__The request__
Repeat, exactly and in full, the lines of the listing below, but without any pictures.

** start Data block **

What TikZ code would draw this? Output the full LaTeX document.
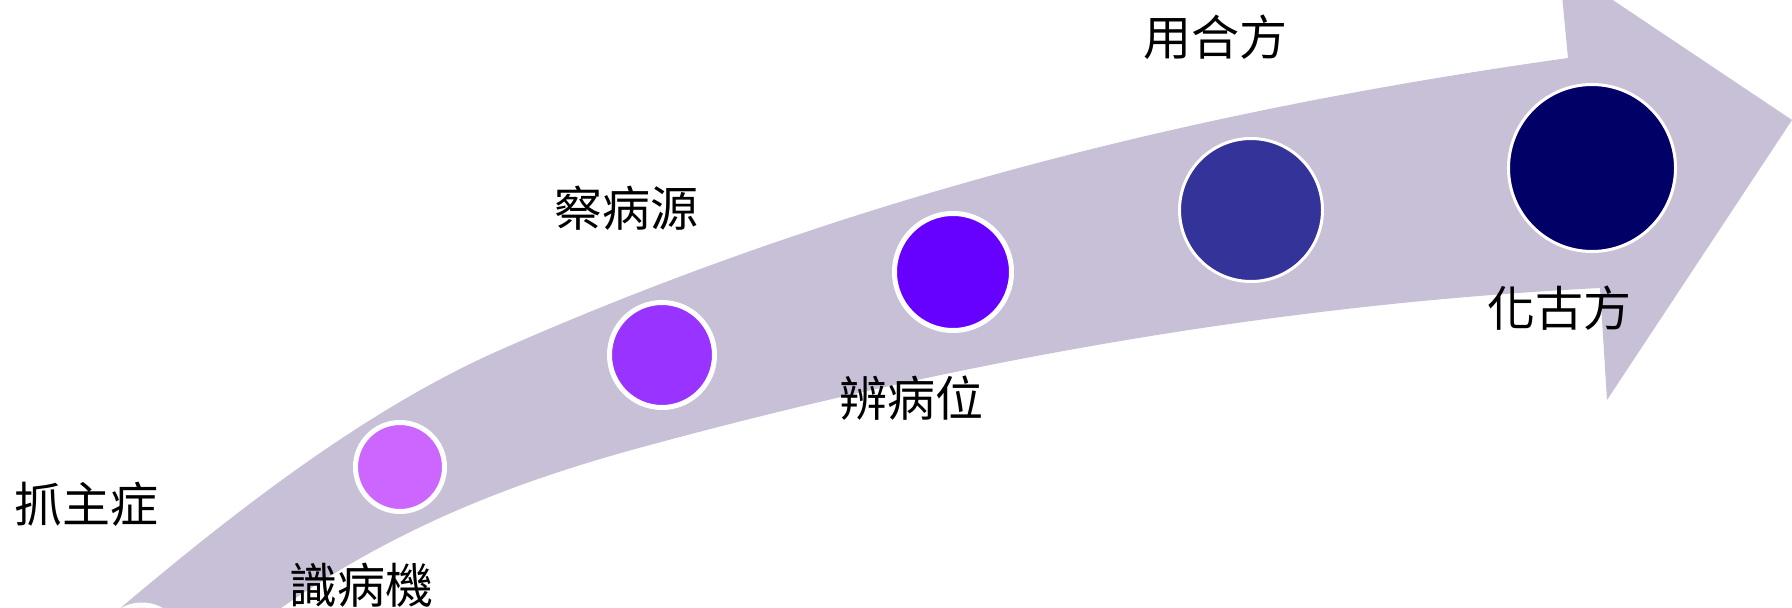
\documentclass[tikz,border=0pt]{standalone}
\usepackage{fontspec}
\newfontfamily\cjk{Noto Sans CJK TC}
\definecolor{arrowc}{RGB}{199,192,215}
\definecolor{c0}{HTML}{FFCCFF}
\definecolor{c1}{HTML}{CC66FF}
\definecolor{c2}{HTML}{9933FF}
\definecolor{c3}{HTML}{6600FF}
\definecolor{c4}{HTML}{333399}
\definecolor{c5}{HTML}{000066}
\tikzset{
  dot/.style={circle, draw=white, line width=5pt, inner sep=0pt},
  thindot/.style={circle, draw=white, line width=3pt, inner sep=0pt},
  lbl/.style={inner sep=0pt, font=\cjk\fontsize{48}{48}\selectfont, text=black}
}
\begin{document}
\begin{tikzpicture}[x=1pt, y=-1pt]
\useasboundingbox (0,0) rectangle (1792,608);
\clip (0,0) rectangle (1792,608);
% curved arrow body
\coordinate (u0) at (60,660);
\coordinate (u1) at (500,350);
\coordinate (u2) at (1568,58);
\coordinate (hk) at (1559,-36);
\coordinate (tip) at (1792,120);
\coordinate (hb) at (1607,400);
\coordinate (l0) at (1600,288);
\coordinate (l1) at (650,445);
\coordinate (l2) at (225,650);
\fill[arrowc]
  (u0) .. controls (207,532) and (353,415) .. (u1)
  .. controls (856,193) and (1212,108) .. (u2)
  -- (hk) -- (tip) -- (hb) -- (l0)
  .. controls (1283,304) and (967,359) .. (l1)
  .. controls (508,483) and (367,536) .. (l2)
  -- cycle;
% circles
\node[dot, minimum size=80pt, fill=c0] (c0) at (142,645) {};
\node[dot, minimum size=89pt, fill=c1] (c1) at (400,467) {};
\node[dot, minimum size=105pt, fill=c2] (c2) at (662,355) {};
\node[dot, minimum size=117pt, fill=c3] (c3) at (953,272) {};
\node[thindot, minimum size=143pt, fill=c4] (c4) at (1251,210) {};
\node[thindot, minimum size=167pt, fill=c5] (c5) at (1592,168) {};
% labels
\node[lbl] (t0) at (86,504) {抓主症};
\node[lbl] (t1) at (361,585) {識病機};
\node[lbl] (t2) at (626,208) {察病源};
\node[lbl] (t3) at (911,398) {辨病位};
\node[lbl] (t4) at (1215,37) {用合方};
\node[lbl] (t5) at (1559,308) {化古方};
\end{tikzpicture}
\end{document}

** end Data block **

__In response__
What TikZ code would draw this? Output the full LaTeX document.
\documentclass[tikz,border=0pt]{standalone}
\usepackage{fontspec}
\newfontfamily\cjk{Noto Sans CJK TC}
\definecolor{arrowc}{RGB}{199,192,215}
\definecolor{c0}{HTML}{FFCCFF}
\definecolor{c1}{HTML}{CC66FF}
\definecolor{c2}{HTML}{9933FF}
\definecolor{c3}{HTML}{6600FF}
\definecolor{c4}{HTML}{333399}
\definecolor{c5}{HTML}{000066}
\tikzset{
  dot/.style={circle, draw=white, line width=5pt, inner sep=0pt},
  thindot/.style={circle, draw=white, line width=3pt, inner sep=0pt},
  lbl/.style={inner sep=0pt, font=\cjk\fontsize{48}{48}\selectfont, text=black}
}
\begin{document}
\begin{tikzpicture}[x=1pt, y=-1pt]
\useasboundingbox (0,0) rectangle (1792,608);
\clip (0,0) rectangle (1792,608);
% curved arrow body
\coordinate (u0) at (60,660);
\coordinate (u1) at (500,350);
\coordinate (u2) at (1568,58);
\coordinate (hk) at (1559,-36);
\coordinate (tip) at (1792,120);
\coordinate (hb) at (1607,400);
\coordinate (l0) at (1600,288);
\coordinate (l1) at (650,445);
\coordinate (l2) at (225,650);
\fill[arrowc]
  (u0) .. controls (207,532) and (353,415) .. (u1)
  .. controls (856,193) and (1212,108) .. (u2)
  -- (hk) -- (tip) -- (hb) -- (l0)
  .. controls (1283,304) and (967,359) .. (l1)
  .. controls (508,483) and (367,536) .. (l2)
  -- cycle;
% circles
\node[dot, minimum size=80pt, fill=c0] (c0) at (142,645) {};
\node[dot, minimum size=89pt, fill=c1] (c1) at (400,467) {};
\node[dot, minimum size=105pt, fill=c2] (c2) at (662,355) {};
\node[dot, minimum size=117pt, fill=c3] (c3) at (953,272) {};
\node[thindot, minimum size=143pt, fill=c4] (c4) at (1251,210) {};
\node[thindot, minimum size=167pt, fill=c5] (c5) at (1592,168) {};
% labels
\node[lbl] (t0) at (86,504) {抓主症};
\node[lbl] (t1) at (361,585) {識病機};
\node[lbl] (t2) at (626,208) {察病源};
\node[lbl] (t3) at (911,398) {辨病位};
\node[lbl] (t4) at (1215,37) {用合方};
\node[lbl] (t5) at (1559,308) {化古方};
\end{tikzpicture}
\end{document}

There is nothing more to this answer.